[WHAT YOU WILL DO] Exclude images, then output the remaining data verbatim.

[MATERIAL PROVIDED]
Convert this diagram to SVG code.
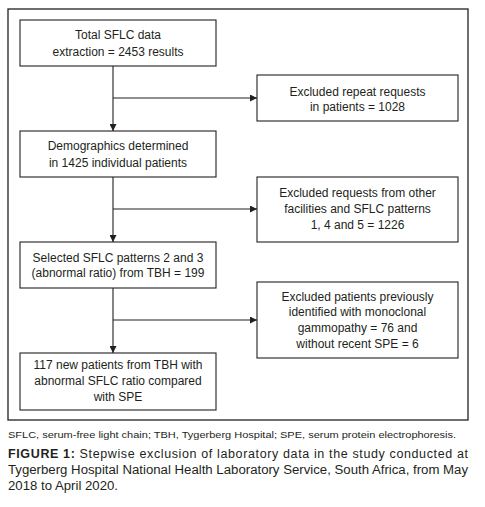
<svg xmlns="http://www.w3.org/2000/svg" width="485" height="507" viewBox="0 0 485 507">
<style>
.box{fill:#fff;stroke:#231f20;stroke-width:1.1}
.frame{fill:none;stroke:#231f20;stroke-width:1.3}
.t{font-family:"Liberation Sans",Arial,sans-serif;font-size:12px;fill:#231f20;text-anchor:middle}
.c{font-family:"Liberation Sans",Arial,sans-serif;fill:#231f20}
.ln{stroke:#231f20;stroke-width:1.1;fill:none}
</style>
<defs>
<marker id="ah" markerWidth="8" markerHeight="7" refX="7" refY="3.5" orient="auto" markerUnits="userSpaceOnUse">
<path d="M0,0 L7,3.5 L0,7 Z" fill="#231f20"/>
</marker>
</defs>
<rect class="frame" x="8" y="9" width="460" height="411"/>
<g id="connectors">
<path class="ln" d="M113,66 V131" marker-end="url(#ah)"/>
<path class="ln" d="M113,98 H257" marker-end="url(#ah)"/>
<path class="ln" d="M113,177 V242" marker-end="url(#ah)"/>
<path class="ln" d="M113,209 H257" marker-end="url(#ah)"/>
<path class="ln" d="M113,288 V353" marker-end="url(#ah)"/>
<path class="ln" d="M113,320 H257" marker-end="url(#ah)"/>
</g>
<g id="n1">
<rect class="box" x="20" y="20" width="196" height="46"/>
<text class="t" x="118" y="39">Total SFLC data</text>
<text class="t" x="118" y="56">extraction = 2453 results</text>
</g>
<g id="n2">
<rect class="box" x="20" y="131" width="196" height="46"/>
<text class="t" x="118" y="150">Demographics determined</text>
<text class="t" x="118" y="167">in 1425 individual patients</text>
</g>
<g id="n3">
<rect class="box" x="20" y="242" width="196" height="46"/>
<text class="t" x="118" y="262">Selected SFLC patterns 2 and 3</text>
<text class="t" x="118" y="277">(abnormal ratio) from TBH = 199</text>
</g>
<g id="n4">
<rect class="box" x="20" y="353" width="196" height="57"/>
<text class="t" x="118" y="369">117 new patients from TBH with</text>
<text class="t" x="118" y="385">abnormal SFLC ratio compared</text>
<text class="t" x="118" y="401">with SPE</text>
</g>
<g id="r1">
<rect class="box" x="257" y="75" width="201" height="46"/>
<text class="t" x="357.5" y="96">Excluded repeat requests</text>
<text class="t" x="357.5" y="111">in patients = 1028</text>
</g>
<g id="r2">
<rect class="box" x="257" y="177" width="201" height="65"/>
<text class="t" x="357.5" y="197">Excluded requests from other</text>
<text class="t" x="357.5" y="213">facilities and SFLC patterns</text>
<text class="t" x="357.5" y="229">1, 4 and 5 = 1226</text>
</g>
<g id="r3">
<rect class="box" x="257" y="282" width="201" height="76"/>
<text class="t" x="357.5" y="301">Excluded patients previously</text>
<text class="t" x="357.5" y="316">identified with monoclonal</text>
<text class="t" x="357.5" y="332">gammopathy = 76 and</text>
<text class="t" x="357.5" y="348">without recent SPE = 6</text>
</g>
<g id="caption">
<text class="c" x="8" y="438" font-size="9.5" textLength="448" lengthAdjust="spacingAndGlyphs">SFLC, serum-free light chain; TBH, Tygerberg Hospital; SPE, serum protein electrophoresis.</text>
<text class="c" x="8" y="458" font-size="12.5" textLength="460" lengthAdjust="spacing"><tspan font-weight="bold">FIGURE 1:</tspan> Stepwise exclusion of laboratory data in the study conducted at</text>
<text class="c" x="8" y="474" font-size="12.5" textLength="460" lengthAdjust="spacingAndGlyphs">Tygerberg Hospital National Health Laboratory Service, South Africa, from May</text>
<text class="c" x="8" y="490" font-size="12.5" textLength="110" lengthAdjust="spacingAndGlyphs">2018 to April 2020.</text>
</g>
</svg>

[RESPONSE TO THE TASK]
Convert this diagram to SVG code.
<svg xmlns="http://www.w3.org/2000/svg" width="485" height="507" viewBox="0 0 485 507">
<style>
.box{fill:#fff;stroke:#231f20;stroke-width:1.1}
.frame{fill:none;stroke:#231f20;stroke-width:1.3}
.t{font-family:"Liberation Sans",Arial,sans-serif;font-size:12px;fill:#231f20;text-anchor:middle}
.c{font-family:"Liberation Sans",Arial,sans-serif;fill:#231f20}
.ln{stroke:#231f20;stroke-width:1.1;fill:none}
</style>
<defs>
<marker id="ah" markerWidth="8" markerHeight="7" refX="7" refY="3.5" orient="auto" markerUnits="userSpaceOnUse">
<path d="M0,0 L7,3.5 L0,7 Z" fill="#231f20"/>
</marker>
</defs>
<rect class="frame" x="8" y="9" width="460" height="411"/>
<g id="connectors">
<path class="ln" d="M113,66 V131" marker-end="url(#ah)"/>
<path class="ln" d="M113,98 H257" marker-end="url(#ah)"/>
<path class="ln" d="M113,177 V242" marker-end="url(#ah)"/>
<path class="ln" d="M113,209 H257" marker-end="url(#ah)"/>
<path class="ln" d="M113,288 V353" marker-end="url(#ah)"/>
<path class="ln" d="M113,320 H257" marker-end="url(#ah)"/>
</g>
<g id="n1">
<rect class="box" x="20" y="20" width="196" height="46"/>
<text class="t" x="118" y="39">Total SFLC data</text>
<text class="t" x="118" y="56">extraction = 2453 results</text>
</g>
<g id="n2">
<rect class="box" x="20" y="131" width="196" height="46"/>
<text class="t" x="118" y="150">Demographics determined</text>
<text class="t" x="118" y="167">in 1425 individual patients</text>
</g>
<g id="n3">
<rect class="box" x="20" y="242" width="196" height="46"/>
<text class="t" x="118" y="262">Selected SFLC patterns 2 and 3</text>
<text class="t" x="118" y="277">(abnormal ratio) from TBH = 199</text>
</g>
<g id="n4">
<rect class="box" x="20" y="353" width="196" height="57"/>
<text class="t" x="118" y="369">117 new patients from TBH with</text>
<text class="t" x="118" y="385">abnormal SFLC ratio compared</text>
<text class="t" x="118" y="401">with SPE</text>
</g>
<g id="r1">
<rect class="box" x="257" y="75" width="201" height="46"/>
<text class="t" x="357.5" y="96">Excluded repeat requests</text>
<text class="t" x="357.5" y="111">in patients = 1028</text>
</g>
<g id="r2">
<rect class="box" x="257" y="177" width="201" height="65"/>
<text class="t" x="357.5" y="197">Excluded requests from other</text>
<text class="t" x="357.5" y="213">facilities and SFLC patterns</text>
<text class="t" x="357.5" y="229">1, 4 and 5 = 1226</text>
</g>
<g id="r3">
<rect class="box" x="257" y="282" width="201" height="76"/>
<text class="t" x="357.5" y="301">Excluded patients previously</text>
<text class="t" x="357.5" y="316">identified with monoclonal</text>
<text class="t" x="357.5" y="332">gammopathy = 76 and</text>
<text class="t" x="357.5" y="348">without recent SPE = 6</text>
</g>
<g id="caption">
<text class="c" x="8" y="438" font-size="9.5" textLength="448" lengthAdjust="spacingAndGlyphs">SFLC, serum-free light chain; TBH, Tygerberg Hospital; SPE, serum protein electrophoresis.</text>
<text class="c" x="8" y="458" font-size="12.5" textLength="460" lengthAdjust="spacing"><tspan font-weight="bold">FIGURE 1:</tspan> Stepwise exclusion of laboratory data in the study conducted at</text>
<text class="c" x="8" y="474" font-size="12.5" textLength="460" lengthAdjust="spacingAndGlyphs">Tygerberg Hospital National Health Laboratory Service, South Africa, from May</text>
<text class="c" x="8" y="490" font-size="12.5" textLength="110" lengthAdjust="spacingAndGlyphs">2018 to April 2020.</text>
</g>
</svg>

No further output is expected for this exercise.